• Instructions to follow
Restate the data exactly as given and keep the pictures out.

• Data provided
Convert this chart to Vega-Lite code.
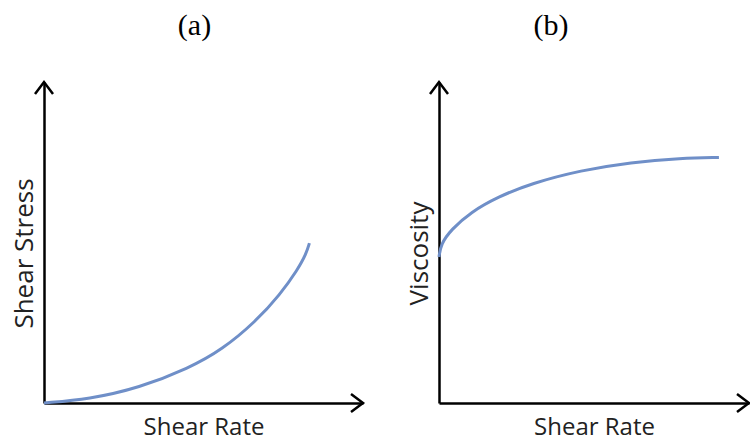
{
  "$schema": "https://vega.github.io/schema/vega-lite/v6.json",
  "background": "white",
  "padding": {"left": 11, "top": 11, "right": 0, "bottom": 6},
  "spacing": 38,
  "config": {
    "view": {"stroke": null},
    "axis": {
      "domainColor": "black",
      "domainWidth": 2.5,
      "ticks": false,
      "labels": false,
      "grid": false,
      "titleFont": "Open Sans",
      "titleFontSize": 24,
      "titleFontWeight": "normal",
      "titleColor": "#222222"
    },
    "axisX": {"titlePadding": 12},
    "axisY": {"titlePadding": 7, "titleY": 171, "titleFontSize": 26}
  },
  "datasets": {
    "stress": [
      {"rate": 0, "stress": 0},
      {"rate": 1.41, "stress": 0.12},
      {"rate": 2.98, "stress": 0.47},
      {"rate": 4.55, "stress": 1.09},
      {"rate": 5.58, "stress": 1.66},
      {"rate": 6.65, "stress": 2.55},
      {"rate": 7.40, "stress": 3.38},
      {"rate": 7.95, "stress": 4.15},
      {"rate": 8.22, "stress": 4.65},
      {"rate": 8.32, "stress": 4.98}
    ],
    "viscosity": [
      {"rate": 0, "viscosity": 4.55},
      {"rate": 0.06, "viscosity": 4.95},
      {"rate": 0.39, "viscosity": 5.40},
      {"rate": 1.03, "viscosity": 5.95},
      {"rate": 1.90, "viscosity": 6.42},
      {"rate": 2.97, "viscosity": 6.84},
      {"rate": 4.58, "viscosity": 7.25},
      {"rate": 6.19, "viscosity": 7.50},
      {"rate": 7.81, "viscosity": 7.63},
      {"rate": 9.03, "viscosity": 7.65}
    ],
    "arrows": [
      {"dir": "up", "x": 0, "y": 10},
      {"dir": "right", "x": 10, "y": 0}
    ]
  },
  "hconcat": [
    {
      "title": {"text": "(a)", "font": "Liberation Serif", "fontSize": 30, "fontWeight": "normal", "color": "black", "dx": -9, "offset": 36},
      "width": 319,
      "height": 321,
      "layer": [
        {
          "data": {"name": "stress"},
          "mark": {"type": "line", "color": "#6f8fc8", "strokeWidth": 3, "interpolate": "basis"},
          "encoding": {
            "x": {"field": "rate", "type": "quantitative", "scale": {"domain": [0, 10]}, "axis": {"title": "Shear Rate"}},
            "y": {"field": "stress", "type": "quantitative", "scale": {"domain": [0, 10]}, "axis": {"title": "Shear Stress"}}
          }
        },
        {
          "data": {"name": "arrows"},
          "mark": {"type": "point", "filled": false, "stroke": "black", "strokeWidth": 2.5, "size": 576, "opacity": 1},
          "encoding": {
            "x": {"field": "x", "type": "quantitative"},
            "y": {"field": "y", "type": "quantitative"},
            "shape": {"field": "dir", "type": "nominal", "scale": {"domain": ["up", "right"], "range": ["M-0.75,1L0,0L0.75,1", "M-1,-0.75L0,0L-1,0.75"]}, "legend": null}
          }
        }
      ]
    },
    {
      "title": {"text": "(b)", "font": "Liberation Serif", "fontSize": 30, "fontWeight": "normal", "color": "black", "dx": -43, "offset": 36},
      "width": 310,
      "height": 321,
      "layer": [
        {
          "data": {"name": "viscosity"},
          "mark": {"type": "line", "color": "#6f8fc8", "strokeWidth": 3, "interpolate": "basis"},
          "encoding": {
            "x": {"field": "rate", "type": "quantitative", "scale": {"domain": [0, 10]}, "axis": {"title": "Shear Rate"}},
            "y": {"field": "viscosity", "type": "quantitative", "scale": {"domain": [0, 10]}, "axis": {"title": "Viscosity"}}
          }
        },
        {
          "data": {"name": "arrows"},
          "mark": {"type": "point", "filled": false, "stroke": "black", "strokeWidth": 2.5, "size": 576, "opacity": 1},
          "encoding": {
            "x": {"field": "x", "type": "quantitative"},
            "y": {"field": "y", "type": "quantitative"},
            "shape": {"field": "dir", "type": "nominal", "scale": {"domain": ["up", "right"], "range": ["M-0.75,1L0,0L0.75,1", "M-1,-0.75L0,0L-1,0.75"]}, "legend": null}
          }
        }
      ]
    }
  ]
}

• Problem solution
Convert this chart to Vega-Lite code.
{
  "$schema": "https://vega.github.io/schema/vega-lite/v6.json",
  "background": "white",
  "padding": {"left": 11, "top": 11, "right": 0, "bottom": 6},
  "spacing": 38,
  "config": {
    "view": {"stroke": null},
    "axis": {
      "domainColor": "black",
      "domainWidth": 2.5,
      "ticks": false,
      "labels": false,
      "grid": false,
      "titleFont": "Open Sans",
      "titleFontSize": 24,
      "titleFontWeight": "normal",
      "titleColor": "#222222"
    },
    "axisX": {"titlePadding": 12},
    "axisY": {"titlePadding": 7, "titleY": 171, "titleFontSize": 26}
  },
  "datasets": {
    "stress": [
      {"rate": 0, "stress": 0},
      {"rate": 1.41, "stress": 0.12},
      {"rate": 2.98, "stress": 0.47},
      {"rate": 4.55, "stress": 1.09},
      {"rate": 5.58, "stress": 1.66},
      {"rate": 6.65, "stress": 2.55},
      {"rate": 7.40, "stress": 3.38},
      {"rate": 7.95, "stress": 4.15},
      {"rate": 8.22, "stress": 4.65},
      {"rate": 8.32, "stress": 4.98}
    ],
    "viscosity": [
      {"rate": 0, "viscosity": 4.55},
      {"rate": 0.06, "viscosity": 4.95},
      {"rate": 0.39, "viscosity": 5.40},
      {"rate": 1.03, "viscosity": 5.95},
      {"rate": 1.90, "viscosity": 6.42},
      {"rate": 2.97, "viscosity": 6.84},
      {"rate": 4.58, "viscosity": 7.25},
      {"rate": 6.19, "viscosity": 7.50},
      {"rate": 7.81, "viscosity": 7.63},
      {"rate": 9.03, "viscosity": 7.65}
    ],
    "arrows": [
      {"dir": "up", "x": 0, "y": 10},
      {"dir": "right", "x": 10, "y": 0}
    ]
  },
  "hconcat": [
    {
      "title": {"text": "(a)", "font": "Liberation Serif", "fontSize": 30, "fontWeight": "normal", "color": "black", "dx": -9, "offset": 36},
      "width": 319,
      "height": 321,
      "layer": [
        {
          "data": {"name": "stress"},
          "mark": {"type": "line", "color": "#6f8fc8", "strokeWidth": 3, "interpolate": "basis"},
          "encoding": {
            "x": {"field": "rate", "type": "quantitative", "scale": {"domain": [0, 10]}, "axis": {"title": "Shear Rate"}},
            "y": {"field": "stress", "type": "quantitative", "scale": {"domain": [0, 10]}, "axis": {"title": "Shear Stress"}}
          }
        },
        {
          "data": {"name": "arrows"},
          "mark": {"type": "point", "filled": false, "stroke": "black", "strokeWidth": 2.5, "size": 576, "opacity": 1},
          "encoding": {
            "x": {"field": "x", "type": "quantitative"},
            "y": {"field": "y", "type": "quantitative"},
            "shape": {"field": "dir", "type": "nominal", "scale": {"domain": ["up", "right"], "range": ["M-0.75,1L0,0L0.75,1", "M-1,-0.75L0,0L-1,0.75"]}, "legend": null}
          }
        }
      ]
    },
    {
      "title": {"text": "(b)", "font": "Liberation Serif", "fontSize": 30, "fontWeight": "normal", "color": "black", "dx": -43, "offset": 36},
      "width": 310,
      "height": 321,
      "layer": [
        {
          "data": {"name": "viscosity"},
          "mark": {"type": "line", "color": "#6f8fc8", "strokeWidth": 3, "interpolate": "basis"},
          "encoding": {
            "x": {"field": "rate", "type": "quantitative", "scale": {"domain": [0, 10]}, "axis": {"title": "Shear Rate"}},
            "y": {"field": "viscosity", "type": "quantitative", "scale": {"domain": [0, 10]}, "axis": {"title": "Viscosity"}}
          }
        },
        {
          "data": {"name": "arrows"},
          "mark": {"type": "point", "filled": false, "stroke": "black", "strokeWidth": 2.5, "size": 576, "opacity": 1},
          "encoding": {
            "x": {"field": "x", "type": "quantitative"},
            "y": {"field": "y", "type": "quantitative"},
            "shape": {"field": "dir", "type": "nominal", "scale": {"domain": ["up", "right"], "range": ["M-0.75,1L0,0L0.75,1", "M-1,-0.75L0,0L-1,0.75"]}, "legend": null}
          }
        }
      ]
    }
  ]
}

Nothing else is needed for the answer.